Отход от ролей, охлаждение к актерской работе — это уже трагично для такого артиста, как Чехов. Но почему не искать путей к обновлению сценического искусства с прежними товарищами по театру?

Ответ Чехова подчеркивает неверность сделанных им выводов:

«. В самое последнее время воля большинства коллектива МХАТ 2-го нашла, наконец, свое конкретное оформление, и я увидел, что эта воля не соответствует тому идеалу и тем художественным целям, которые я, как руководитель, имел в виду для театра. Я встал перед трудной проблемой: я должен был или насиловать волю коллектива, прививая ему принципы нового искусства (как я его понимаю), или устраниться и предоставить большинству коллектива легко и свободно осуществить его собственный замысел. Я избрал последнее, как наиболее соответствующее моему миропониманию».
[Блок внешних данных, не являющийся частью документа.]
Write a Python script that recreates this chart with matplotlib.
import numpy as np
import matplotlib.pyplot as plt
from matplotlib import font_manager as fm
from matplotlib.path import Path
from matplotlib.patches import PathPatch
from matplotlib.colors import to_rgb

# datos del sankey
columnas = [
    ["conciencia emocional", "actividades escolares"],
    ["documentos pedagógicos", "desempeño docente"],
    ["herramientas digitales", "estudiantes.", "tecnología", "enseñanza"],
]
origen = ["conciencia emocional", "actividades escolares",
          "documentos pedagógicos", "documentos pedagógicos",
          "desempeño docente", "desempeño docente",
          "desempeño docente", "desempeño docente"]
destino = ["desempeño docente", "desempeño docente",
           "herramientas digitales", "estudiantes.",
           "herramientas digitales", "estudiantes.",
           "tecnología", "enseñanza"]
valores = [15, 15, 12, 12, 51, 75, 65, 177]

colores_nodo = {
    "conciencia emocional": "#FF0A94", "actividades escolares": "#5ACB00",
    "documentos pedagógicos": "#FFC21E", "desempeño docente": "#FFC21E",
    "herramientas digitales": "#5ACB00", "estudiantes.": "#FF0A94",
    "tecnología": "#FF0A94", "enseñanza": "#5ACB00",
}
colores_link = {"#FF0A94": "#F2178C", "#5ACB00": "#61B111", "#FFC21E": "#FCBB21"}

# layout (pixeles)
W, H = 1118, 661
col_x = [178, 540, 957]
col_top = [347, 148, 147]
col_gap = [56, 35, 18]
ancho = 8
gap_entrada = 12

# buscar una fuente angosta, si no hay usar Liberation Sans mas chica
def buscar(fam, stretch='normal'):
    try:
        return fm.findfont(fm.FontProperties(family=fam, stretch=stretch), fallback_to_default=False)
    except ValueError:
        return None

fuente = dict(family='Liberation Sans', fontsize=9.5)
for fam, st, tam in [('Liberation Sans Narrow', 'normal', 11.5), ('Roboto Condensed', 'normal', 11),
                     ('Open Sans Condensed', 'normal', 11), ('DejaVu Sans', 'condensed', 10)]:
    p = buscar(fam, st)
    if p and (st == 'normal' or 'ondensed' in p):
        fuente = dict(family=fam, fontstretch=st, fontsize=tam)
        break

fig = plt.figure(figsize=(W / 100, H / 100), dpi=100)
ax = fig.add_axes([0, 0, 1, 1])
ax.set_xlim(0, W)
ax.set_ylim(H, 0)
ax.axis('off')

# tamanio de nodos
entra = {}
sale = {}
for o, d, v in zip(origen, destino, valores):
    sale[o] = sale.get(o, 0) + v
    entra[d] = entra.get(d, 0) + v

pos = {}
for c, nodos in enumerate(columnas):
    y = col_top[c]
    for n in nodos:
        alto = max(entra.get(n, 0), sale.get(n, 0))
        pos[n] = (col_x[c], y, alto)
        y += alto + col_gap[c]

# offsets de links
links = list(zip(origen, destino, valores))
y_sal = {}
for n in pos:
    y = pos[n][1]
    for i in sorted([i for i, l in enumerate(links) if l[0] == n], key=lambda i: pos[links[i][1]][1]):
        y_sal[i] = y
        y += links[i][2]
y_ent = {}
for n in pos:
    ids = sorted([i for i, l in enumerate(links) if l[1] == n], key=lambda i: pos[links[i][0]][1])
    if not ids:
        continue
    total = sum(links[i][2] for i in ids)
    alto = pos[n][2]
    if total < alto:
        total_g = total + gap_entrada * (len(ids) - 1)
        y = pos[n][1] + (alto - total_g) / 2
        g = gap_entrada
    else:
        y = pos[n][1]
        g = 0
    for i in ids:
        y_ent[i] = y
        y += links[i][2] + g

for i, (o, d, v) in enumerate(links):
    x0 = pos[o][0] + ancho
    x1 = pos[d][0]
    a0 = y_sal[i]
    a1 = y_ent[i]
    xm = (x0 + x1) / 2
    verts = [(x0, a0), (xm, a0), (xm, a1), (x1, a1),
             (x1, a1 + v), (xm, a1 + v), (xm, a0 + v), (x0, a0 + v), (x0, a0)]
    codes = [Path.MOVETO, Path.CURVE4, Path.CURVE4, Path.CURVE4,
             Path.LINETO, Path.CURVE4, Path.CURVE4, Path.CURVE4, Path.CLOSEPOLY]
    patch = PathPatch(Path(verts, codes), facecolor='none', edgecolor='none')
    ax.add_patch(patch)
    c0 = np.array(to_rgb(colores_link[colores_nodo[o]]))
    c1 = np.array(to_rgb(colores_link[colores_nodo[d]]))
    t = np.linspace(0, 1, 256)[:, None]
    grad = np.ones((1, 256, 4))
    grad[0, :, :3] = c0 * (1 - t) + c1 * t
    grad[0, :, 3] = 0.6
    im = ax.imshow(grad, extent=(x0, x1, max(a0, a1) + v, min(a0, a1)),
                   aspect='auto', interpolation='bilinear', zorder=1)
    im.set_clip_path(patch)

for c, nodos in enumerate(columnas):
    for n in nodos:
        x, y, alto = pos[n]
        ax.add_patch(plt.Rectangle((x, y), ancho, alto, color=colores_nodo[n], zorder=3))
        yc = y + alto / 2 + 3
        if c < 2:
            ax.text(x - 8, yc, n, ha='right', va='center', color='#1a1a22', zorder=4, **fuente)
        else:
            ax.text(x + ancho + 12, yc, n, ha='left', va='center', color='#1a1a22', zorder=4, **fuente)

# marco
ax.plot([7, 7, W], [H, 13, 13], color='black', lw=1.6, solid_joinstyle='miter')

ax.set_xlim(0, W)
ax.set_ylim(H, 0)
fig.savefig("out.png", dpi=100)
Конечно, для разрешения этих сложностей надо было не переписываться, а приехать и выяснить все вопросы, добиваться осуществления своих театральных стремлений самому в Москве, где Михаил Александрович пользовался огромным авторитетом. Он не сделал этого. Так была совершена им трагическая ошибка, которую потом он не исправил.
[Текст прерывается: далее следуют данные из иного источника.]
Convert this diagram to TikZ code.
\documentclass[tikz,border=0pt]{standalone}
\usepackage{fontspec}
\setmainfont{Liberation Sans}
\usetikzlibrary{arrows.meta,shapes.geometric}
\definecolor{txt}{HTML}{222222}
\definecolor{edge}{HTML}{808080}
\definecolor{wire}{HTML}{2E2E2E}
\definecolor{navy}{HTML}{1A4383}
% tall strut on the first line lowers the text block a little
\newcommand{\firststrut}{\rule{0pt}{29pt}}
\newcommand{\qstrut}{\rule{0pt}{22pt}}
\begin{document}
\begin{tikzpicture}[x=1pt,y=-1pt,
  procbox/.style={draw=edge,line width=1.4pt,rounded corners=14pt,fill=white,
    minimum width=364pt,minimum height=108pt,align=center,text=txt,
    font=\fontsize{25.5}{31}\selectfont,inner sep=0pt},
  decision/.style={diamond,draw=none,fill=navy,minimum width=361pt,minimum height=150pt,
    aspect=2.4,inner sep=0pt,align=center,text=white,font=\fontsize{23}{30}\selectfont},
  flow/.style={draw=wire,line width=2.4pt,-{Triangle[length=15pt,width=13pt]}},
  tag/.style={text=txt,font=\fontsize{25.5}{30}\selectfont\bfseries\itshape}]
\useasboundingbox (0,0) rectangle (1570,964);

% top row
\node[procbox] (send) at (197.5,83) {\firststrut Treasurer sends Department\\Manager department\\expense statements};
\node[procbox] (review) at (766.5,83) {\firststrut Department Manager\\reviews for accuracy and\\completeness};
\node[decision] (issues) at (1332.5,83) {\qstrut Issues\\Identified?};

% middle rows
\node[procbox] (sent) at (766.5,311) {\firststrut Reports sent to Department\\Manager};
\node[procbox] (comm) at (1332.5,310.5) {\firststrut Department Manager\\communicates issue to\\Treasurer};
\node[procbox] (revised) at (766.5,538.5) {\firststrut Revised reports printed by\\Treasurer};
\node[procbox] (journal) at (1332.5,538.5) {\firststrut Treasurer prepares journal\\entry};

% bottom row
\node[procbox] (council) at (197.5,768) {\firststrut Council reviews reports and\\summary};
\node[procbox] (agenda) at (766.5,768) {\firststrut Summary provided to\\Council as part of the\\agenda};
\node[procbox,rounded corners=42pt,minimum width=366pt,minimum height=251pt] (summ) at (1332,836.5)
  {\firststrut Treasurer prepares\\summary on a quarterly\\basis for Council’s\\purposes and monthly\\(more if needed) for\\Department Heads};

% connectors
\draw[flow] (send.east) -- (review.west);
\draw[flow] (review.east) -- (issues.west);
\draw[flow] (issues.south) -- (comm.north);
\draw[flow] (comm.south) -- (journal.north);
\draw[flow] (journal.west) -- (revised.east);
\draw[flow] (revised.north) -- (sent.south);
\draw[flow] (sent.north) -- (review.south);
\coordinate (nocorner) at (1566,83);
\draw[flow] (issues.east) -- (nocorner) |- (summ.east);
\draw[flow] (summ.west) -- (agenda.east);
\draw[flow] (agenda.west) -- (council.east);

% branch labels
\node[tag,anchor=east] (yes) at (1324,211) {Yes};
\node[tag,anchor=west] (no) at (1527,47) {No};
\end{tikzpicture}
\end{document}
Первое, что она вызвала, это материальные затруднения.

Каждый день требовал денег. Чехов вынужден был принять предложение играть на немецком языке в постановках Рейнгардта в Вене, а затем в Берлине.
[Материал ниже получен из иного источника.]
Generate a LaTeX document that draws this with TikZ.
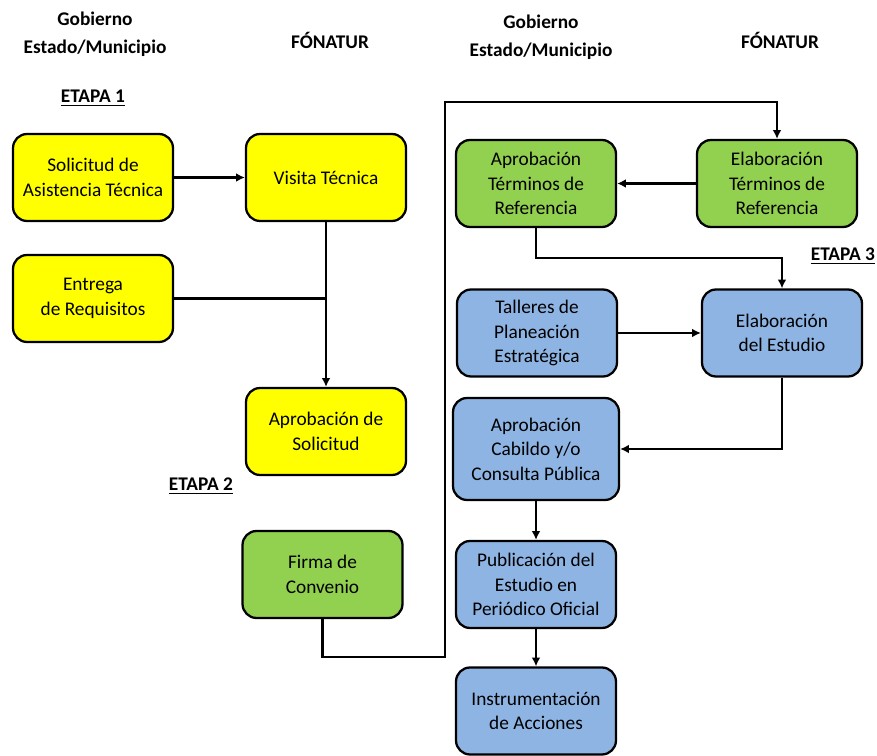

Второе — это творческие муки.

Они начались в Вене на самых первых репетициях роли Скида в пьесе Г. Уоттерса и А. Гопкинса «Артисты» с маленьким, «четырехугольным помощником Рейнгардта, уже немолодым д-ром С.». Он с голоса обучал Чехова «правильной» разговорной немецкой речи, а для сравнения иногда выкрикивал какие-то строчки из трагедий Шекспира так громогласно и натужно, что лицо его становилось багровым. Чехов написал об этом значительно позднее, в Нью-Йорке в 1944 - 1945 годах. «Д-р С. мучил меня часа четыре, наконец довел и себя и меня до мигрени и ушел домой».

Еще мучительнее были регулярные уроки акробатики: «Прыгая через собственную ногу (которую я же держал в руке), я мучился от стыда и от боли в мускулах».

Приехали, наконец, все остальные участники спектакля, а также группа цирковых и эстрадных артистов. Рейнгардта еще не было. Работу продолжал вести д-р С.

Рейнгардт прибыл за несколько дней до премьеры. Начались его излюбленные репетиции по ночам. Это был специальный прием: довести к рассвету артистов до нервного возбуждения, и тогда, как ему казалось, все выходило изумительно.

Генеральная репетиция была бестолковая. Нервничали все. Рейнгардт «волновался и раздражался не менее других, но искусно прятал свое возбужденное состояние под маской холода и покоя».

Все акробатические трюки Чехова были сразу отменены Рейнгардтом, потому что при первой же попытке вспрыгнуть на стол без разбега Михаил Александрович так страшно упал на пол, что напугал и Рейнгардта и всех партнеров: виной были впервые надетые клоунские башмаки длиной более полутора фута.